INSTRUCTIONS TO FOLLOW:
Output exactly the lines that run from the line containing "Reproduce this chart" through the line containing "edgecolor=navy, linewidth=2.0, zorder=4)", with both ends included.

## Begin

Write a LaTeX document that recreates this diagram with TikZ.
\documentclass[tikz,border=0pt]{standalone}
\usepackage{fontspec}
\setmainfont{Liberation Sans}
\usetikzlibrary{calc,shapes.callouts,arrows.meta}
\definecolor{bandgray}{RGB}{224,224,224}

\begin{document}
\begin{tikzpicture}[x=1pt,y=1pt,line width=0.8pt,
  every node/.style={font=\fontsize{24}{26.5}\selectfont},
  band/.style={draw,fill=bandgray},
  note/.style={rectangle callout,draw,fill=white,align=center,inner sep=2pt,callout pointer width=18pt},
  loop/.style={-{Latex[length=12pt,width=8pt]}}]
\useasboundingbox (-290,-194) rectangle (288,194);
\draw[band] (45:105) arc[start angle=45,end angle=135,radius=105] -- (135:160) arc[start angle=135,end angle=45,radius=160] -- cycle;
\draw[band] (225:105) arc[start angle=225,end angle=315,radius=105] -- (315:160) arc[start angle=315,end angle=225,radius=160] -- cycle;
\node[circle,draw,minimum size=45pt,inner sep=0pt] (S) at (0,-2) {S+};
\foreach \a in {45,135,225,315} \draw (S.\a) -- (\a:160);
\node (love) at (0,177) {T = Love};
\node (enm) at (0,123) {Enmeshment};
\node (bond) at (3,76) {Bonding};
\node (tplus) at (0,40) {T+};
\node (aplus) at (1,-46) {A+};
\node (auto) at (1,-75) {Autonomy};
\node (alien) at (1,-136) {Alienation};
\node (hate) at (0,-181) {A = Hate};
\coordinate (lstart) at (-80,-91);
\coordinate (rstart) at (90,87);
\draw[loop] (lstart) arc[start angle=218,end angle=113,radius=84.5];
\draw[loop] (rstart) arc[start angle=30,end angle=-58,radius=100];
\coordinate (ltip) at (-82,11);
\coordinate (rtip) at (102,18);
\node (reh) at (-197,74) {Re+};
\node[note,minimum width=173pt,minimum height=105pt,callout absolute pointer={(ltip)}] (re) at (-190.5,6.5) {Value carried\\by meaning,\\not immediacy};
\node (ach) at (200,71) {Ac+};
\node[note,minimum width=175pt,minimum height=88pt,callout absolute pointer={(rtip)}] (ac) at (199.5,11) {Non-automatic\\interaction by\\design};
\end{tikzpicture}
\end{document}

## End
## Begin

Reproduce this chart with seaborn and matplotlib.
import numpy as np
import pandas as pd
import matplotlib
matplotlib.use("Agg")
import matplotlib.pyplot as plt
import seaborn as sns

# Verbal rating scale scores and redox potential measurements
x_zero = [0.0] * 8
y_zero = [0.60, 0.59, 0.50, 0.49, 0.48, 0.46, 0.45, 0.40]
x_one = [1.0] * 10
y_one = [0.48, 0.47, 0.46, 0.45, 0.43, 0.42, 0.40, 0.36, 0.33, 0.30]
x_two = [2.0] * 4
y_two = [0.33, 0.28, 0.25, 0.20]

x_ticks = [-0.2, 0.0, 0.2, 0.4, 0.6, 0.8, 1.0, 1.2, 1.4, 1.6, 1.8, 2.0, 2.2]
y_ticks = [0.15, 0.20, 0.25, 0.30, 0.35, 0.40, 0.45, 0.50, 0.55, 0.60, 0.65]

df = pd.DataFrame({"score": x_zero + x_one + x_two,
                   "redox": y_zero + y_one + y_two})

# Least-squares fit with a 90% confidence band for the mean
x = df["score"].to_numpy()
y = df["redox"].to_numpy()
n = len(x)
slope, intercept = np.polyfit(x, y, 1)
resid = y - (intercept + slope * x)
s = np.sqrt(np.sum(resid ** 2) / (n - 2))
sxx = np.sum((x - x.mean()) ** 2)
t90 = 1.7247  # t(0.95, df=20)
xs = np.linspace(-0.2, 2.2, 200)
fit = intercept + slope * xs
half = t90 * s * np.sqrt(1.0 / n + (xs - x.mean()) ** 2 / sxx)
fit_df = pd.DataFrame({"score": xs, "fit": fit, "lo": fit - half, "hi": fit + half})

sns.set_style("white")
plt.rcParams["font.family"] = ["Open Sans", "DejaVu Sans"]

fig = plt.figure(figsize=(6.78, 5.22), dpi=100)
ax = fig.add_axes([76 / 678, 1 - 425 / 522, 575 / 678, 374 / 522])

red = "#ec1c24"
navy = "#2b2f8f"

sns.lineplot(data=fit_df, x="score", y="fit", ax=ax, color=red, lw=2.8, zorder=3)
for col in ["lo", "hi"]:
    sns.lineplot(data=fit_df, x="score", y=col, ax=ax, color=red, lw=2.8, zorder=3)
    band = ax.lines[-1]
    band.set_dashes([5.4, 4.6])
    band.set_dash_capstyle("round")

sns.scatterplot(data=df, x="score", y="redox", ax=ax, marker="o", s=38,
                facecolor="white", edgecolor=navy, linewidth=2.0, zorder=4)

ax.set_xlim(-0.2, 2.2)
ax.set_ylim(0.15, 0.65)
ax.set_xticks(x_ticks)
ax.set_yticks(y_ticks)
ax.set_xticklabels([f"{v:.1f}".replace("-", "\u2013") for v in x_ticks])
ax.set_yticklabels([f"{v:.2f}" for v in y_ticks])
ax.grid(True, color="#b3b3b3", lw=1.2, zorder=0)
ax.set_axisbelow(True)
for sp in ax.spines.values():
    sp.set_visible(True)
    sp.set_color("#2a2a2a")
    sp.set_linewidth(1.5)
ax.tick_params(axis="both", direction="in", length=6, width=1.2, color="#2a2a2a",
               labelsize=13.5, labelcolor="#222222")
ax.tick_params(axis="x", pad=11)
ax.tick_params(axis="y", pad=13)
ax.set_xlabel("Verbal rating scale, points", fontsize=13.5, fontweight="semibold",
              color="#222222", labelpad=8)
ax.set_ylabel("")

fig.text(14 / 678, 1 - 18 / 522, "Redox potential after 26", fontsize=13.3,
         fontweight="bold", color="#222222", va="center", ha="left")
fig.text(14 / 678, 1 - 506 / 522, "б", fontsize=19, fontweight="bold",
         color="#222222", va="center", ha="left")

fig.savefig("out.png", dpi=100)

## End

CORRECT ANSWER:
Reproduce this chart with seaborn and matplotlib.
import numpy as np
import pandas as pd
import matplotlib
matplotlib.use("Agg")
import matplotlib.pyplot as plt
import seaborn as sns

# Verbal rating scale scores and redox potential measurements
x_zero = [0.0] * 8
y_zero = [0.60, 0.59, 0.50, 0.49, 0.48, 0.46, 0.45, 0.40]
x_one = [1.0] * 10
y_one = [0.48, 0.47, 0.46, 0.45, 0.43, 0.42, 0.40, 0.36, 0.33, 0.30]
x_two = [2.0] * 4
y_two = [0.33, 0.28, 0.25, 0.20]

x_ticks = [-0.2, 0.0, 0.2, 0.4, 0.6, 0.8, 1.0, 1.2, 1.4, 1.6, 1.8, 2.0, 2.2]
y_ticks = [0.15, 0.20, 0.25, 0.30, 0.35, 0.40, 0.45, 0.50, 0.55, 0.60, 0.65]

df = pd.DataFrame({"score": x_zero + x_one + x_two,
                   "redox": y_zero + y_one + y_two})

# Least-squares fit with a 90% confidence band for the mean
x = df["score"].to_numpy()
y = df["redox"].to_numpy()
n = len(x)
slope, intercept = np.polyfit(x, y, 1)
resid = y - (intercept + slope * x)
s = np.sqrt(np.sum(resid ** 2) / (n - 2))
sxx = np.sum((x - x.mean()) ** 2)
t90 = 1.7247  # t(0.95, df=20)
xs = np.linspace(-0.2, 2.2, 200)
fit = intercept + slope * xs
half = t90 * s * np.sqrt(1.0 / n + (xs - x.mean()) ** 2 / sxx)
fit_df = pd.DataFrame({"score": xs, "fit": fit, "lo": fit - half, "hi": fit + half})

sns.set_style("white")
plt.rcParams["font.family"] = ["Open Sans", "DejaVu Sans"]

fig = plt.figure(figsize=(6.78, 5.22), dpi=100)
ax = fig.add_axes([76 / 678, 1 - 425 / 522, 575 / 678, 374 / 522])

red = "#ec1c24"
navy = "#2b2f8f"

sns.lineplot(data=fit_df, x="score", y="fit", ax=ax, color=red, lw=2.8, zorder=3)
for col in ["lo", "hi"]:
    sns.lineplot(data=fit_df, x="score", y=col, ax=ax, color=red, lw=2.8, zorder=3)
    band = ax.lines[-1]
    band.set_dashes([5.4, 4.6])
    band.set_dash_capstyle("round")

sns.scatterplot(data=df, x="score", y="redox", ax=ax, marker="o", s=38,
                facecolor="white", edgecolor=navy, linewidth=2.0, zorder=4)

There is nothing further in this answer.